WHAT IS BEING ASKED :: Repeat every line of the data exactly, but not the pictures.

------------------------------

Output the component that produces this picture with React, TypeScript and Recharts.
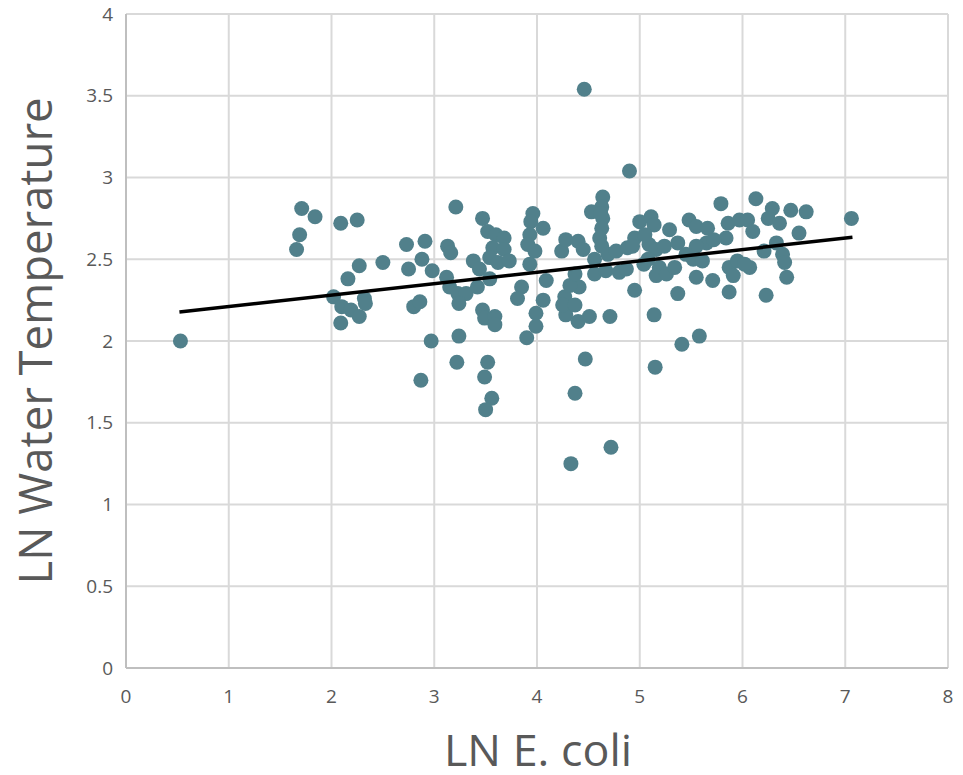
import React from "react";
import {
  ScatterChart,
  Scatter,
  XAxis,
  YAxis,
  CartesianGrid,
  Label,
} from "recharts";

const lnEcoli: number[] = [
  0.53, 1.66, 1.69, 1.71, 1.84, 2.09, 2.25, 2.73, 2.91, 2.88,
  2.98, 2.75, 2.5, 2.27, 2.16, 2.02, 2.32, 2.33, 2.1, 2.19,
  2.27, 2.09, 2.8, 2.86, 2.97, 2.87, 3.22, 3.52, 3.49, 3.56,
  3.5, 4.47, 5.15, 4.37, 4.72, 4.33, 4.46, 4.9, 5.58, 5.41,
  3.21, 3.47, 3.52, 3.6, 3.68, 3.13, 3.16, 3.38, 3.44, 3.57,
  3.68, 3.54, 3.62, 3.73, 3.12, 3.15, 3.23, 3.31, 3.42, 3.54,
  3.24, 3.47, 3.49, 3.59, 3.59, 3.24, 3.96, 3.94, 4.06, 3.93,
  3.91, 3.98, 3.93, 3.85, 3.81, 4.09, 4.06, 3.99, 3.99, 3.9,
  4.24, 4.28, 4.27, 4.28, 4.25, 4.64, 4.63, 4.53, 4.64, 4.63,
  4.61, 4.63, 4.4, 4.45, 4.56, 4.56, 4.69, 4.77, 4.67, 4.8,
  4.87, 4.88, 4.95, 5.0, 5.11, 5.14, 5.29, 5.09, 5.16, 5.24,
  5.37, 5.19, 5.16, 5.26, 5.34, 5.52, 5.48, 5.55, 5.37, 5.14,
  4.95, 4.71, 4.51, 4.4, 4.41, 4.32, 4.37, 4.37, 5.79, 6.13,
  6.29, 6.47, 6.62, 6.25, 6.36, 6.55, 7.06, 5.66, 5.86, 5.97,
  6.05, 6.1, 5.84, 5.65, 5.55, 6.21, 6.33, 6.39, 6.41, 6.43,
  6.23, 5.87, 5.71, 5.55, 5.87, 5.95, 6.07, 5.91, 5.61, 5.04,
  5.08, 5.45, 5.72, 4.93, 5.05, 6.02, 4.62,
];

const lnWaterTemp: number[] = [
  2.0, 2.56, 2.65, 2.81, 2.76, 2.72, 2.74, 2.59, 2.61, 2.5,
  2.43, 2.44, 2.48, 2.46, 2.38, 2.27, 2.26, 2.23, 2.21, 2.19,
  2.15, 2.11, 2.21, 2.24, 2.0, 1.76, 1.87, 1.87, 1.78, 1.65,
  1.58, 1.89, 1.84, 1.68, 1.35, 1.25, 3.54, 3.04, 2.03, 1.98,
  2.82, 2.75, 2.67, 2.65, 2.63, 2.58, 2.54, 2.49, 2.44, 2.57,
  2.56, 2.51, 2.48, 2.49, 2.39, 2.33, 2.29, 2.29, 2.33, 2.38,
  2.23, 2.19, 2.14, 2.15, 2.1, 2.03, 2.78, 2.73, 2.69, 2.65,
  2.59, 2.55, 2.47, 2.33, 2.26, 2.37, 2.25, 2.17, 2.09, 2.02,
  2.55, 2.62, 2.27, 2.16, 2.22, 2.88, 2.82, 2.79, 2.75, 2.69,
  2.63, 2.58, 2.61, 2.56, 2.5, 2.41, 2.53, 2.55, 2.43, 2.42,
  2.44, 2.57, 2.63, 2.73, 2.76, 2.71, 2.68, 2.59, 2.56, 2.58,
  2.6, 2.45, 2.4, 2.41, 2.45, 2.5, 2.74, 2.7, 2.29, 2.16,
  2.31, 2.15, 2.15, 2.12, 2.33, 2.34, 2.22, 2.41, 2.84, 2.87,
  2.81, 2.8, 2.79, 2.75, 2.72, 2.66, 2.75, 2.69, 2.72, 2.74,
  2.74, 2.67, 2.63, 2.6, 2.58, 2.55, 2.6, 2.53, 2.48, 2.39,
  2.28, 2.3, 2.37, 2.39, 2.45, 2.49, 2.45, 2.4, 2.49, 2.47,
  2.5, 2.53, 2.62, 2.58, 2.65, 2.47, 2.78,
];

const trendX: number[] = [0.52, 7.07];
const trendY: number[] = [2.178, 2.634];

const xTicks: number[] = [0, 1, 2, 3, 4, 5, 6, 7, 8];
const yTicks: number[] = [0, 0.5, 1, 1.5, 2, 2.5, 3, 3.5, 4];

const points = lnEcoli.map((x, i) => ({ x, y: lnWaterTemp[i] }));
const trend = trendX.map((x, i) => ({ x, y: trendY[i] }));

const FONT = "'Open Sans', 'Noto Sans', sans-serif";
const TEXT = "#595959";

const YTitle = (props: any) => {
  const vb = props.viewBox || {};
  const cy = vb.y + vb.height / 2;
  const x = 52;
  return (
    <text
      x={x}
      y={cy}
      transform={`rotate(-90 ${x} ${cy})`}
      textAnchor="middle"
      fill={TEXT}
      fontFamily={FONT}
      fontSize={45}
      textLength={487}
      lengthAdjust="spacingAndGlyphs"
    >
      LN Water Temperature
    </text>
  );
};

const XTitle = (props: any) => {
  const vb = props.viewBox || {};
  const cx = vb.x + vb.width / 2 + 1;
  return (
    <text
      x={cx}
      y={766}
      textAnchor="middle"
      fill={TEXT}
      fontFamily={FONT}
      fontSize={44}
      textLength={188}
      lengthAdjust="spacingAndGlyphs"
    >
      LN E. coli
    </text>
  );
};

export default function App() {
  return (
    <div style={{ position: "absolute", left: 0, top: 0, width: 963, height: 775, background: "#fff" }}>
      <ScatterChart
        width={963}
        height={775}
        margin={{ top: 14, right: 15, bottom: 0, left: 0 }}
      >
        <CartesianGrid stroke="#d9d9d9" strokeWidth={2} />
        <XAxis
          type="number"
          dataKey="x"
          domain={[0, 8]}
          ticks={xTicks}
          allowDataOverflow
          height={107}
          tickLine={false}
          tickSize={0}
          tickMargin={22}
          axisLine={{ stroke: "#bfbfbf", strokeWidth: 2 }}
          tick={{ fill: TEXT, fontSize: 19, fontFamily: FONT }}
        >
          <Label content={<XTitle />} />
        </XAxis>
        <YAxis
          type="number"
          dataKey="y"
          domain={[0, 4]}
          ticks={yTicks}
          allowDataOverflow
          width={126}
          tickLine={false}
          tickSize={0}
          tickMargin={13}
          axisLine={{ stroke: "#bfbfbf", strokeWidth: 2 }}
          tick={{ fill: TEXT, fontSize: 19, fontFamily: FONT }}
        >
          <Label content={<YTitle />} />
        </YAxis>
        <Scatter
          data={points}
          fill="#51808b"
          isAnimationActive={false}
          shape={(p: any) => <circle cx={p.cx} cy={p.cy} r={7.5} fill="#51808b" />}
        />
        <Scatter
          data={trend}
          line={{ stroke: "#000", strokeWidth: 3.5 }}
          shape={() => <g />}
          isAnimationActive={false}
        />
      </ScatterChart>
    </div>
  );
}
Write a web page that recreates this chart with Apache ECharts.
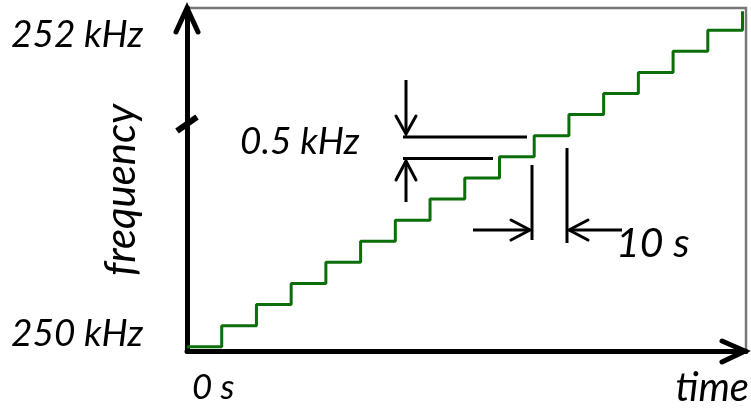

------------------------------

FULL SOLUTION ::
Output the component that produces this picture with React, TypeScript and Recharts.
import React from "react";
import {
  ScatterChart,
  Scatter,
  XAxis,
  YAxis,
  CartesianGrid,
  Label,
} from "recharts";

const lnEcoli: number[] = [
  0.53, 1.66, 1.69, 1.71, 1.84, 2.09, 2.25, 2.73, 2.91, 2.88,
  2.98, 2.75, 2.5, 2.27, 2.16, 2.02, 2.32, 2.33, 2.1, 2.19,
  2.27, 2.09, 2.8, 2.86, 2.97, 2.87, 3.22, 3.52, 3.49, 3.56,
  3.5, 4.47, 5.15, 4.37, 4.72, 4.33, 4.46, 4.9, 5.58, 5.41,
  3.21, 3.47, 3.52, 3.6, 3.68, 3.13, 3.16, 3.38, 3.44, 3.57,
  3.68, 3.54, 3.62, 3.73, 3.12, 3.15, 3.23, 3.31, 3.42, 3.54,
  3.24, 3.47, 3.49, 3.59, 3.59, 3.24, 3.96, 3.94, 4.06, 3.93,
  3.91, 3.98, 3.93, 3.85, 3.81, 4.09, 4.06, 3.99, 3.99, 3.9,
  4.24, 4.28, 4.27, 4.28, 4.25, 4.64, 4.63, 4.53, 4.64, 4.63,
  4.61, 4.63, 4.4, 4.45, 4.56, 4.56, 4.69, 4.77, 4.67, 4.8,
  4.87, 4.88, 4.95, 5.0, 5.11, 5.14, 5.29, 5.09, 5.16, 5.24,
  5.37, 5.19, 5.16, 5.26, 5.34, 5.52, 5.48, 5.55, 5.37, 5.14,
  4.95, 4.71, 4.51, 4.4, 4.41, 4.32, 4.37, 4.37, 5.79, 6.13,
  6.29, 6.47, 6.62, 6.25, 6.36, 6.55, 7.06, 5.66, 5.86, 5.97,
  6.05, 6.1, 5.84, 5.65, 5.55, 6.21, 6.33, 6.39, 6.41, 6.43,
  6.23, 5.87, 5.71, 5.55, 5.87, 5.95, 6.07, 5.91, 5.61, 5.04,
  5.08, 5.45, 5.72, 4.93, 5.05, 6.02, 4.62,
];

const lnWaterTemp: number[] = [
  2.0, 2.56, 2.65, 2.81, 2.76, 2.72, 2.74, 2.59, 2.61, 2.5,
  2.43, 2.44, 2.48, 2.46, 2.38, 2.27, 2.26, 2.23, 2.21, 2.19,
  2.15, 2.11, 2.21, 2.24, 2.0, 1.76, 1.87, 1.87, 1.78, 1.65,
  1.58, 1.89, 1.84, 1.68, 1.35, 1.25, 3.54, 3.04, 2.03, 1.98,
  2.82, 2.75, 2.67, 2.65, 2.63, 2.58, 2.54, 2.49, 2.44, 2.57,
  2.56, 2.51, 2.48, 2.49, 2.39, 2.33, 2.29, 2.29, 2.33, 2.38,
  2.23, 2.19, 2.14, 2.15, 2.1, 2.03, 2.78, 2.73, 2.69, 2.65,
  2.59, 2.55, 2.47, 2.33, 2.26, 2.37, 2.25, 2.17, 2.09, 2.02,
  2.55, 2.62, 2.27, 2.16, 2.22, 2.88, 2.82, 2.79, 2.75, 2.69,
  2.63, 2.58, 2.61, 2.56, 2.5, 2.41, 2.53, 2.55, 2.43, 2.42,
  2.44, 2.57, 2.63, 2.73, 2.76, 2.71, 2.68, 2.59, 2.56, 2.58,
  2.6, 2.45, 2.4, 2.41, 2.45, 2.5, 2.74, 2.7, 2.29, 2.16,
  2.31, 2.15, 2.15, 2.12, 2.33, 2.34, 2.22, 2.41, 2.84, 2.87,
  2.81, 2.8, 2.79, 2.75, 2.72, 2.66, 2.75, 2.69, 2.72, 2.74,
  2.74, 2.67, 2.63, 2.6, 2.58, 2.55, 2.6, 2.53, 2.48, 2.39,
  2.28, 2.3, 2.37, 2.39, 2.45, 2.49, 2.45, 2.4, 2.49, 2.47,
  2.5, 2.53, 2.62, 2.58, 2.65, 2.47, 2.78,
];

const trendX: number[] = [0.52, 7.07];
const trendY: number[] = [2.178, 2.634];

const xTicks: number[] = [0, 1, 2, 3, 4, 5, 6, 7, 8];
const yTicks: number[] = [0, 0.5, 1, 1.5, 2, 2.5, 3, 3.5, 4];

const points = lnEcoli.map((x, i) => ({ x, y: lnWaterTemp[i] }));
const trend = trendX.map((x, i) => ({ x, y: trendY[i] }));

const FONT = "'Open Sans', 'Noto Sans', sans-serif";
const TEXT = "#595959";

const YTitle = (props: any) => {
  const vb = props.viewBox || {};
  const cy = vb.y + vb.height / 2;
  const x = 52;
  return (
    <text
      x={x}
      y={cy}
      transform={`rotate(-90 ${x} ${cy})`}
      textAnchor="middle"
      fill={TEXT}
      fontFamily={FONT}
      fontSize={45}
      textLength={487}
      lengthAdjust="spacingAndGlyphs"
    >
      LN Water Temperature
    </text>
  );
};

const XTitle = (props: any) => {
  const vb = props.viewBox || {};
  const cx = vb.x + vb.width / 2 + 1;
  return (
    <text
      x={cx}
      y={766}
      textAnchor="middle"
      fill={TEXT}
      fontFamily={FONT}
      fontSize={44}
      textLength={188}
      lengthAdjust="spacingAndGlyphs"
    >
      LN E. coli
    </text>
  );
};

export default function App() {
  return (
    <div style={{ position: "absolute", left: 0, top: 0, width: 963, height: 775, background: "#fff" }}>
      <ScatterChart
        width={963}
        height={775}
        margin={{ top: 14, right: 15, bottom: 0, left: 0 }}
      >
        <CartesianGrid stroke="#d9d9d9" strokeWidth={2} />
        <XAxis
          type="number"
          dataKey="x"
          domain={[0, 8]}
          ticks={xTicks}
          allowDataOverflow
          height={107}
          tickLine={false}
          tickSize={0}
          tickMargin={22}
          axisLine={{ stroke: "#bfbfbf", strokeWidth: 2 }}
          tick={{ fill: TEXT, fontSize: 19, fontFamily: FONT }}
        >
          <Label content={<XTitle />} />
        </XAxis>
        <YAxis
          type="number"
          dataKey="y"
          domain={[0, 4]}
          ticks={yTicks}
          allowDataOverflow
          width={126}
          tickLine={false}
          tickSize={0}
          tickMargin={13}
          axisLine={{ stroke: "#bfbfbf", strokeWidth: 2 }}
          tick={{ fill: TEXT, fontSize: 19, fontFamily: FONT }}
        >
          <Label content={<YTitle />} />
        </YAxis>
        <Scatter
          data={points}
          fill="#51808b"
          isAnimationActive={false}
          shape={(p: any) => <circle cx={p.cx} cy={p.cy} r={7.5} fill="#51808b" />}
        />
        <Scatter
          data={trend}
          line={{ stroke: "#000", strokeWidth: 3.5 }}
          shape={() => <g />}
          isAnimationActive={false}
        />
      </ScatterChart>
    </div>
  );
}
Write a web page that recreates this chart with Apache ECharts.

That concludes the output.